# Webserver



## DokFerien (15. März 2004)

Guten Tag an Alle hier ....

Ich bin ein totaler Newbie auf dem Gebiet und will da mal nen bischen durchsteigen und habe nun mal nen paar Fragen (in der Hoffnung das sie nicht total Rookie sind)

Also wir wollen einen Webapplikation machen die auf eine Datenbank zugreift. Die Datenbank muss eine Interbase DB sein da wir bei Delhi und MySql Probleme hatten. Nun soll vom Web aus die Apllikation Formulare aus der Datenbank darstellen und Einträge erfordern und die Antworten in eine andere Tabelle eintragen. Die Datenbank ist schon da (damit hatten wir nicht so grosse Probleme). So nun habe ich mich mal nen bischen schlau gemacht. 
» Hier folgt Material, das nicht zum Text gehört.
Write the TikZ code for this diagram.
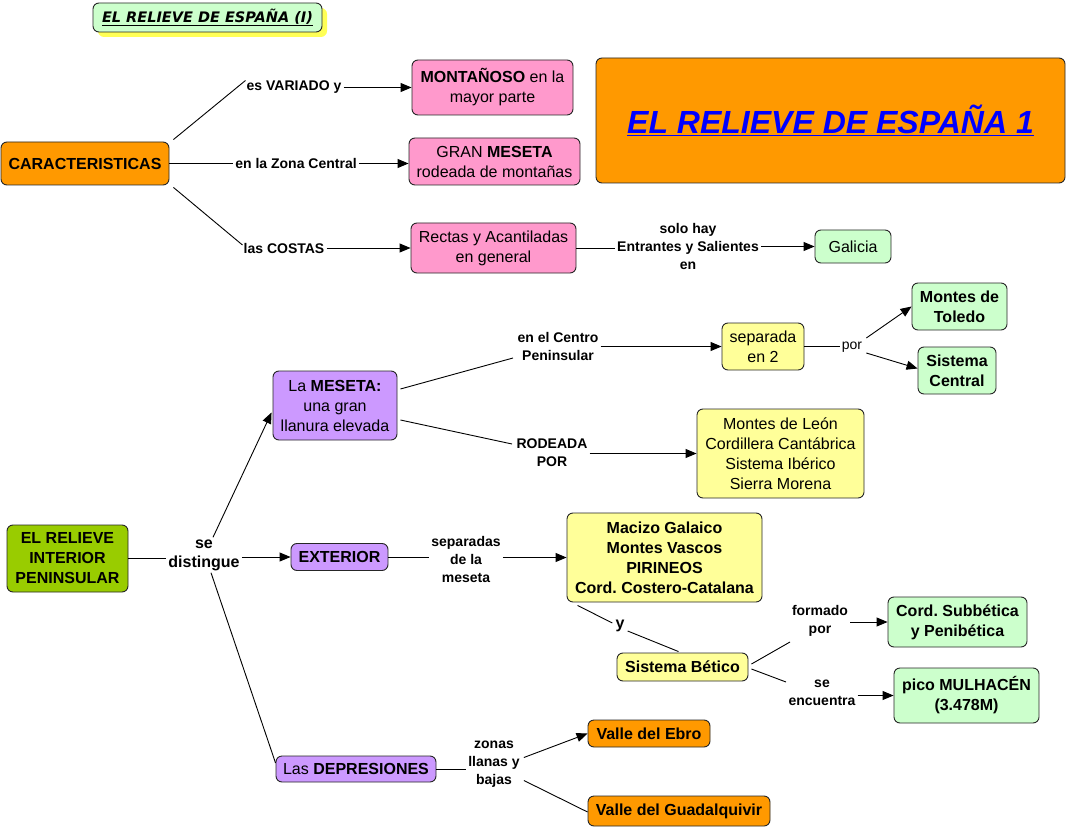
\documentclass[tikz,border=0pt]{standalone}
\usepackage{fontspec}
\setmainfont{Liberation Sans}
\newfontfamily\verd{DejaVu Sans}
\usetikzlibrary{arrows.meta,calc}
\definecolor{corange}{HTML}{FF9900}
\definecolor{cpink}{HTML}{FF99CC}
\definecolor{cmint}{HTML}{CCFFCC}
\definecolor{cyel}{HTML}{FFFF99}
\definecolor{cpurp}{HTML}{CC99FF}
\definecolor{cgreen}{HTML}{99CC00}
\definecolor{cshadow}{HTML}{FFFF55}
\definecolor{cblue}{HTML}{0000FF}
\frenchspacing
\begin{document}
\begin{tikzpicture}[x=1pt,y=-1pt,
  box/.style={draw=black!85, rounded corners=6pt, line width=0.9pt, align=center,
    inner sep=0pt, font=\fontsize{16}{20}\selectfont},
  bbox/.style={box, font=\fontsize{16}{20}\selectfont\bfseries},
  lab/.style={align=center, inner sep=2pt, font=\fontsize{14}{18}\selectfont\bfseries},
  con/.style={line width=0.9pt},
  arr/.style={con, -{Triangle[length=11pt,width=9pt]}}]
\useasboundingbox (0,0) rectangle (1068,829);

% title boxes
\fill[cshadow, rounded corners=6pt] (98,8) rectangle (327,37);
\node[box, fill=cmint, minimum width=229pt, minimum height=29pt,
  font=\verd\fontsize{14.5}{16}\selectfont\bfseries\itshape] (title) at (207.5,17.5)
  {\underline{EL RELIEVE DE ESPAÑA (I)}};
\node[box, fill=corange, minimum width=469pt, minimum height=125pt,
  font=\fontsize{32}{36}\selectfont\bfseries\itshape] (big) at (830.5,120.5)
  {\color{cblue}\underline{EL RELIEVE DE ESPAÑA 1}};

% upper group
\node[bbox, fill=corange, minimum width=168pt, minimum height=43pt] (car) at (85,163.5) {CARACTERISTICAS};
\node[box, fill=cpink, minimum width=161pt, minimum height=55pt] (mont) at (492.5,87.5) {\textbf{MONTAÑOSO} en la\\mayor parte};
\node[box, fill=cpink, minimum width=171pt, minimum height=47pt] (gran) at (494.5,161.5) {GRAN \textbf{MESETA}\\rodeada de montañas};
\node[box, fill=cpink, minimum width=165pt, minimum height=50pt] (rect) at (493.5,248) {Rectas y Acantiladas\\en general};
\node[box, fill=cmint, minimum width=76pt, minimum height=33pt] (gal) at (853,246.5) {Galicia};

\node[lab] (l1) at (294,87.5) {es VARIADO y};
\node[lab] (l2) at (296,163.5) {en la Zona Central};
\node[lab] (l3) at (284,248) {las COSTAS};
\node[lab] (l4) at (688,246) {solo hay\\Entrantes y Salientes\\en};

\draw[con] ($(car.north east)+(4,-2)$) -- ($(l1.west)+(1,-7)$);
\draw[arr] (l1.east) -- (mont.west);
\draw[con] (car.east) -- (l2.west);
\draw[arr] (l2.east) -- (l2.east -| gran.west);
\draw[con] ($(car.south east)+(4,2)$) -- ($(l3.west)+(1,-3)$);
\draw[arr] (l3.east) -- (rect.west);
\draw[con] (rect.east) -- (rect.east -| l4.west);
\draw[arr] (l4.east |- gal.west) -- (gal.west);

% lower group
\node[bbox, fill=cgreen, minimum width=121pt, minimum height=67pt] (rel) at (67.5,558.5) {EL RELIEVE\\INTERIOR\\PENINSULAR};
\node[lab, font=\fontsize{16}{19}\selectfont\bfseries] (l5) at (204,555) {se\\distingue};
\node[bbox, fill=cpurp, minimum width=97pt, minimum height=27pt] (ext) at (339.5,557) {EXTERIOR};
\node[box, fill=cpurp, minimum width=124pt, minimum height=69pt] (mes) at (335,405.5) {La \textbf{MESETA:}\\una gran\\llanura elevada};
\node[box, fill=cpurp, minimum width=160pt, minimum height=26pt] (dep) at (356,769) {Las \textbf{DEPRESIONES}};

\draw[con] (rel.east) -- (rel.east -| l5.west);
\draw[arr] (l5.east |- ext.west) -- (ext.west);
\draw[arr] ($(l5.north)+(9,0)$) -- ($(mes.west)+(-1,7)$);
\draw[con] ($(l5.south)+(7,0)$) -- ($(dep.west)+(0,-6)$);

% meseta branch
\node[lab] (l7) at (558,346.5) {en el Centro\\Peninsular};
\node[box, fill=cyel, minimum width=82pt, minimum height=47pt] (sep) at (763,346.5) {separada\\en 2};
\node[lab, font=\fontsize{14}{18}\selectfont] (l8) at (852,347) {por};
\node[bbox, fill=cmint, minimum width=95pt, minimum height=47pt] (tol) at (959.5,306.5) {Montes de\\Toledo};
\node[bbox, fill=cmint, minimum width=78pt, minimum height=47pt] (cen) at (957,370.5) {Sistema\\Central};
\node[lab] (l9) at (552,453) {RODEADA\\POR};
\node[box, fill=cyel, minimum width=167pt, minimum height=89pt] (leon) at (780.5,453.5) {Montes de León\\Cordillera Cantábrica\\Sistema Ibérico\\Sierra Morena};

\draw[con] ($(mes.east)+(3,-16.5)$) -- ($(l7.center)+(-45,11.5)$);
\draw[arr] (l7.east |- sep.west) -- (sep.west);
\draw[con] (sep.east) -- (sep.east -| l8.west);
\draw[arr] ($(l8.east)+(2,-9)$) -- (tol.west);
\draw[arr] ($(l8.east)+(2,6)$) -- ($(cen.west)+(0,-2)$);
\draw[con] ($(mes.east)+(3,14.5)$) -- ($(l9.center)+(-40,-9)$);
\draw[arr] (l9.east |- leon.west) -- (leon.west);

% exterior branch
\node[lab] (l6) at (466,559) {separadas\\de la\\meseta};
\node[bbox, fill=cyel, minimum width=195pt, minimum height=89pt] (mac) at (664.5,557.5) {Macizo Galaico\\Montes Vascos\\PIRINEOS\\Cord. Costero-Catalana};
\node[lab, font=\fontsize{16}{19}\selectfont\bfseries] (l10) at (620,626) {y};
\node[bbox, fill=cyel, minimum width=131pt, minimum height=28pt] (bet) at (682.5,667) {Sistema Bético};
\node[lab] (l11) at (820,621) {formado\\por};
\node[bbox, fill=cmint, minimum width=139pt, minimum height=50pt] (sub) at (957.5,622) {Cord. Subbética\\y Penibética};
\node[lab] (l12) at (822,693) {se\\encuentra};
\node[bbox, fill=cmint, minimum width=145pt, minimum height=55pt] (mul) at (966.5,695.5) {pico MULHACÉN\\(3.478M)};

\draw[con] (ext.east) -- (ext.east -| l6.west);
\draw[arr] (l6.east |- mac.west) -- (mac.west);
\draw[con] ($(mac.south west)+(11,3)$) -- ($(l10.west)+(-1,-3)$);
\draw[con] ($(l10.east)+(1,5)$) -- ($(bet.north)+(-4,-1)$);
\draw[con] ($(bet.east)+(3,-3)$) -- ($(l11.center)+(-30,21)$);
\draw[arr] (l11.east |- sub.west) -- (sub.west);
\draw[con] ($(bet.east)+(3,2)$) -- ($(l12.center)+(-36,-11)$);
\draw[arr] (l12.east |- mul.west) -- (mul.west);

% depresiones branch
\node[lab] (l13) at (494,764.5) {zonas\\llanas y\\bajas};
\node[bbox, fill=corange, minimum width=122pt, minimum height=27pt] (ebro) at (649,733.5) {Valle del Ebro};
\node[bbox, fill=corange, minimum width=182pt, minimum height=30pt] (guad) at (679,811) {Valle del Guadalquivir};

\draw[con] (dep.east) -- (dep.east -| l13.west);
\draw[arr] ($(l13.east)+(2,-7)$) -- (ebro.west);
\draw[con] ($(l13.east)+(2,16)$) -- ($(guad.west)+(0,1)$);
\end{tikzpicture}
\end{document}
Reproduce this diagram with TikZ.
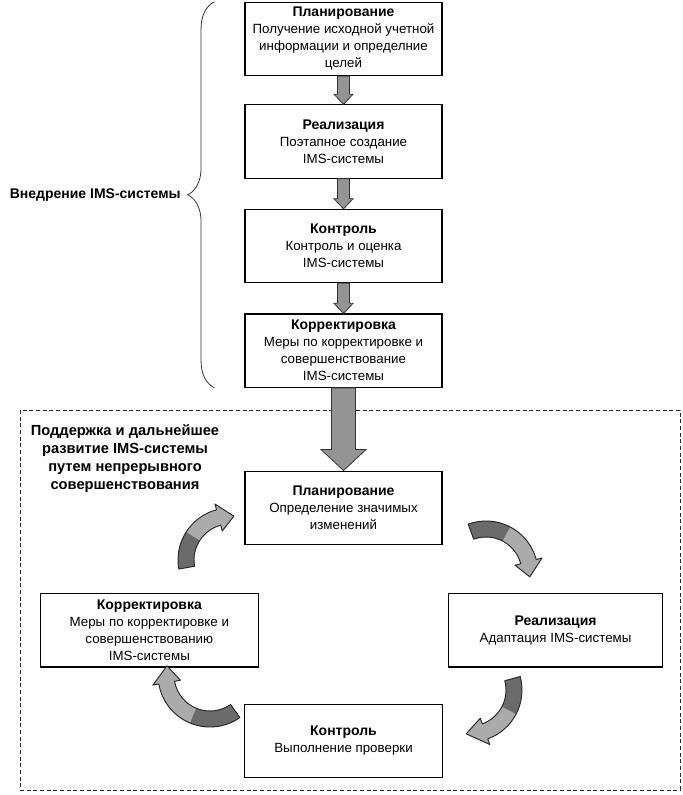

1) Wir brauchen einen Webspace der PhP 4.0 oder höher hat, da ab 4.0 erst interbase unterstütz wird. Sind denn in gemieteten Webspace meist Php und eine Interbase Datenbank installiert?
2) Wie genau geht das denn mit PhP? Die PHP-Dateien werden auf dem Server gespeichert und dann in das HTML-Script integriert und dann ganz normal aufgerufen oder wie?
3) Ist es dann "ganz" einfach die PhP-Dateien zu verändern und wieder auf den Server zu hauen?
4) Hat man dannin dem webspace die Möglichkeit die Datenbank vonselber zu verändern oder muss man sich dann an die Leute des Providers wenden?
5) Geht der Connect von bestimmten PhPapplikationen und der Datenbank dann einfach über einen Befehl in Php?

So das wars erstmal. 

Danke im Voraus

Dok


----------



## ProToniX (16. März 2004)

Schau einfach mal in der Manual nach ? *gg*

http://de3.php.net/manual/de/index.php


----------